When your office intern has a better handbag (and shoes, and jewellery and vacations, and postal code…) than you, it makes you want to play ‘trading places’. Or cry. The fashion industry attracts well-heeled interns by the Louis Vuitton carry-all. Usually they are young and pretty and well-dressed. They are also the daughters or granddaughters of executives, or top advertisers and suppliers to the company. Many of them are hard-working and keen. But not all.
When I was the editor-in-chief of ELLE Canada magazine, every spring, like the chirping of a Red Robin, I’d be informed that, “Oh, and by the way, so-and-so’s daughter will be spending the summer”.
One year we enjoyed the services of a French-speaking intern, a relation of the company’s founder. She was a sweet girl hoping to improve her English while working with us. She couldn’t write, so I gave her little research assignments, one of which was to cull images of Sophia Loren. A week late, the girl proudly placed a thick packet of photos on my desk. Later, when I looked them over, I couldn’t find one photo of Loren. When I asked her where the Loren photos were, she looked confused. “This is Sophie,” she said. “She’s an actress in Quebec.” “No, no,” I replied. “I need photos of Sophia Loren, the famous Italian actress.” To which she replied, “Never heard of her.”

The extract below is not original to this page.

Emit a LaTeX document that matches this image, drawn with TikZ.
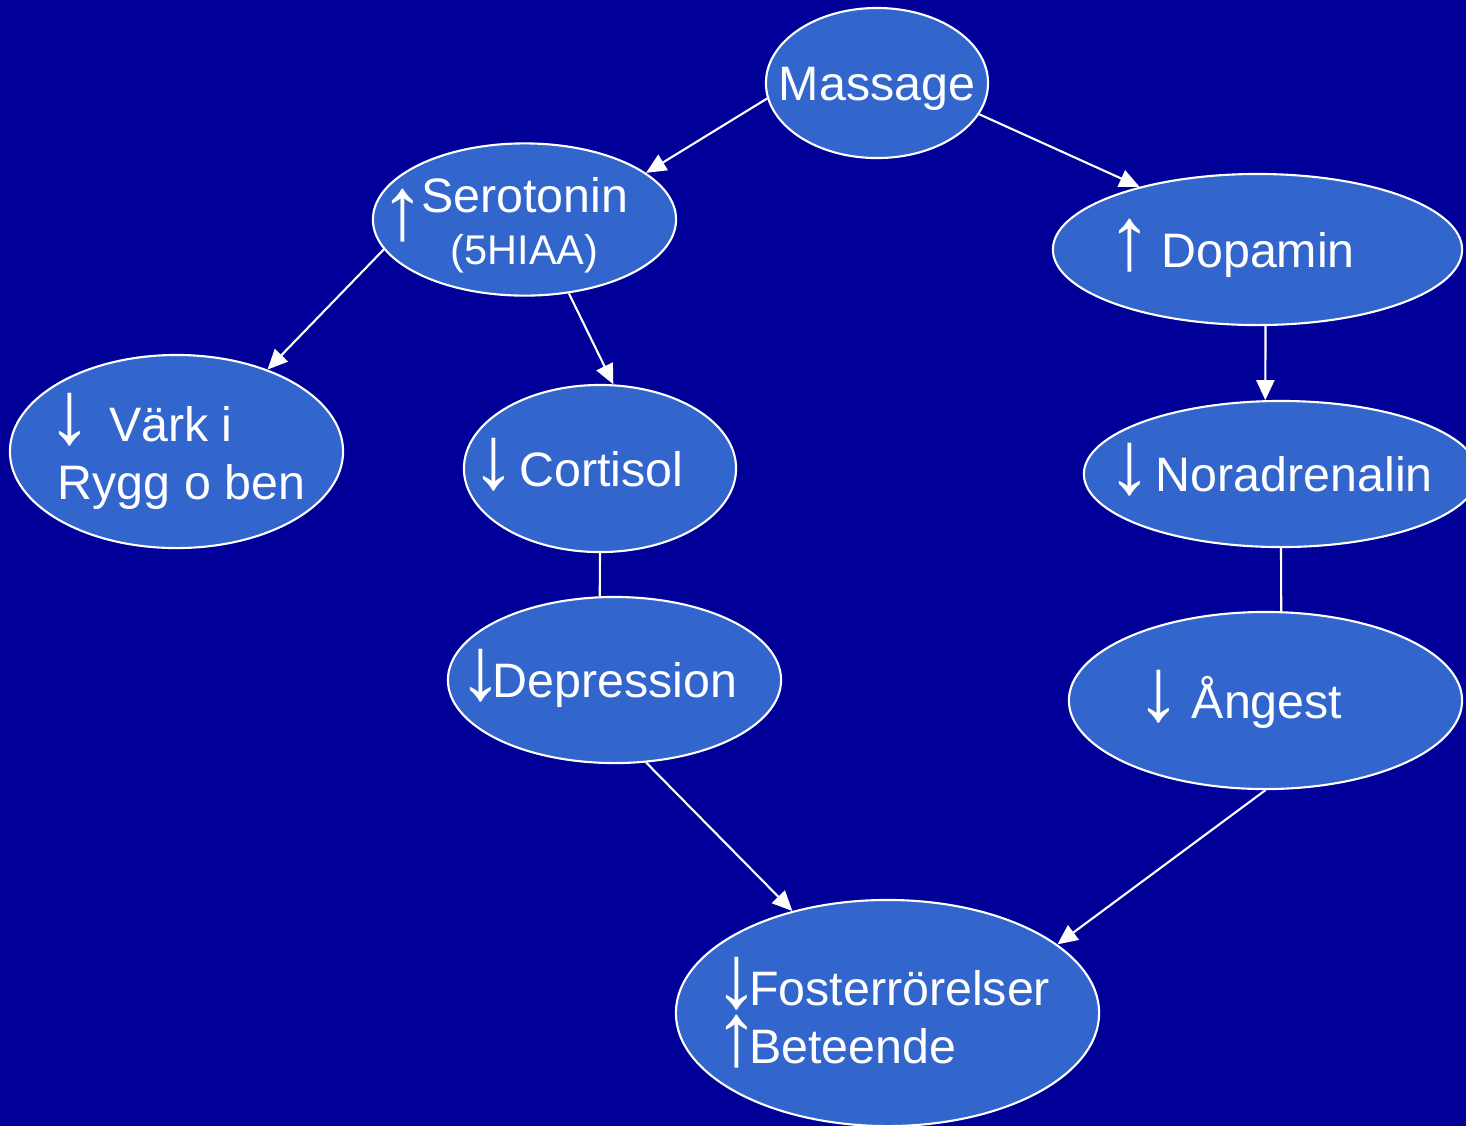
\documentclass[tikz,border=0pt]{standalone}
\usepackage{fontspec}
\setmainfont{Liberation Sans}
\usetikzlibrary{shapes.geometric,arrows.meta}
\definecolor{bgblue}{RGB}{0,0,153}
\definecolor{blobblue}{RGB}{51,102,204}
\newcommand{\uparr}{\makebox[0.5em]{\raisebox{-0.05em}{\scalebox{1.85}{↑}}}}
\newcommand{\dnarr}{\makebox[0.5em]{\raisebox{-0.05em}{\scalebox{1.85}{↓}}}}

\begin{document}
\begin{tikzpicture}[x=0.01cm,y=-0.01cm,
	blob/.style={ellipse,draw=white,line width=0.6pt,fill=blobblue,text=white,
		inner xsep=-3cm,inner ysep=0pt,font=\fontsize{13.75}{16.5}\selectfont},
	oneline/.style={text height=0.35cm,text depth=0pt},
	link/.style={white,line width=0.6pt},
	arr/.style={link,-{Triangle[length=2mm,width=1.8mm]}}]
	\fill[bgblue] (0,0) rectangle (1466,1126);
	\useasboundingbox (0,0) rectangle (1466,1126);
	% the ellipses
	\node[blob,oneline,minimum width=2.22cm,minimum height=1.5cm] (massage) at (877,83) {Massage};
	\node[blob,minimum width=3.03cm,minimum height=1.51cm,align=center] (sero) at (524.5,219.5)
		{\rule{0pt}{0.47cm}\llap{\raisebox{-0.24cm}[0pt][0pt]{\uparr}\hspace{0.06cm}}Serotonin\\[-0.06cm]{\fontsize{11.8}{14}\selectfont(5HIAA)}};
	\node[blob,oneline,minimum width=4.09cm,minimum height=1.51cm] (dopamin) at (1257.5,249.5) {\uparr\hspace{0.19cm}Dopamin\hspace*{0.42cm}};
	\node[blob,minimum width=3.33cm,minimum height=1.93cm,align=left] (vark) at (176.5,451.5) {\dnarr\hspace{0.27cm}Värk i\\Rygg o ben\hspace*{-0.1cm}};
	\node[blob,oneline,minimum width=2.72cm,minimum height=1.67cm] (cortisol) at (600,468.5) {\dnarr\ Cortisol\hspace*{0.35cm}};
	\node[blob,oneline,minimum width=3.94cm,minimum height=1.46cm] (noradr) at (1281,474) {\dnarr\ Noradrenalin\hspace*{0.11cm}};
	\node[blob,oneline,minimum width=3.33cm,minimum height=1.66cm] (depr) at (614.5,680) {\dnarr Depression\hspace*{0.23cm}};
	\node[blob,oneline,minimum width=3.93cm,minimum height=1.77cm] (angest) at (1265.5,700.5) {\dnarr\hspace{0.21cm}Ångest\hspace*{0.42cm}};
	\node[blob,minimum width=4.23cm,minimum height=2.26cm,align=left] (foster) at (887.5,1013) {\dnarr Fosterrörelser\\\uparr Beteende};
	% connectors
	\draw[arr] (massage.188) -- (sero.21);
	\draw[arr] (massage.343) -- (dopamin.152);
	\draw[arr] (sero.192) -- (vark.42);
	\draw[arr] (sero.301) -- (cortisol.81);
	\draw[arr] (dopamin.276) -- (noradr.102);
	\draw[link] (cortisol.south) -- (depr.100);
	\draw[link] (noradr.south) -- (angest.80);
	\draw[arr] (depr.291) -- (foster.133);
	\draw[arr] (angest.south) -- (foster.22);
\end{tikzpicture}
\end{document}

Another summer, the daughter of the president of the Mexican printing company affiliated with my former publisher, joined us. Though her English was good, her work ethic was rather mild. She spent most of the workday flipping through magazines, re-applying lipgloss, tossing her lustrous ebony hair around, and wondering when would we do a photo shoot with her as cover model.
These girls were totally useless. Worse than useless, because the magazine’s staff had to create make-work projects and show them a good time so they would give a “good report” back to their fathers. Big deal. Pretty harmless, right? No. The magazine received scores of applications from students in fashion and journalism programs desperate for work experience. We aimed to be democratic and hire those who really merited a spot but many talented applicants were shut out to make room for some bigwig’s daughter. Apparently, in the States, the stakes are even higher than here. It’s not enough to be Mr. Big’s daughter. Mr. Big actually has to pay the magazine to get you that coveted unpaid internship.
Unpaid internships are a bad idea all around. First, working class kids need to earn real money to pay real rent and buy real groceries. They can’t just work for magazine swag. That leaves a sub-set of affluent kids who can afford to hang out as free help in the glamour industries of fashion, publishing, film and TV, where unpaid internships are rife. The self-selection often makes these sectors look less like meritocracies and more like private country clubs. Second, unpaid work depresses pay rates for those doing similar work. Third, women are 75% more likely to work without pay. This reinforces the unequal gender distribution of wealth, as well as the odious ideology that lurks underneath: Women are financially taken care of elsewhere, so pay does not have to be fair.
The equation is simple: If it looks like work; it’s work. If it feels like work; it’s work. If it’s making money for someone, it’s work. It’s work, dawg. So make it pay.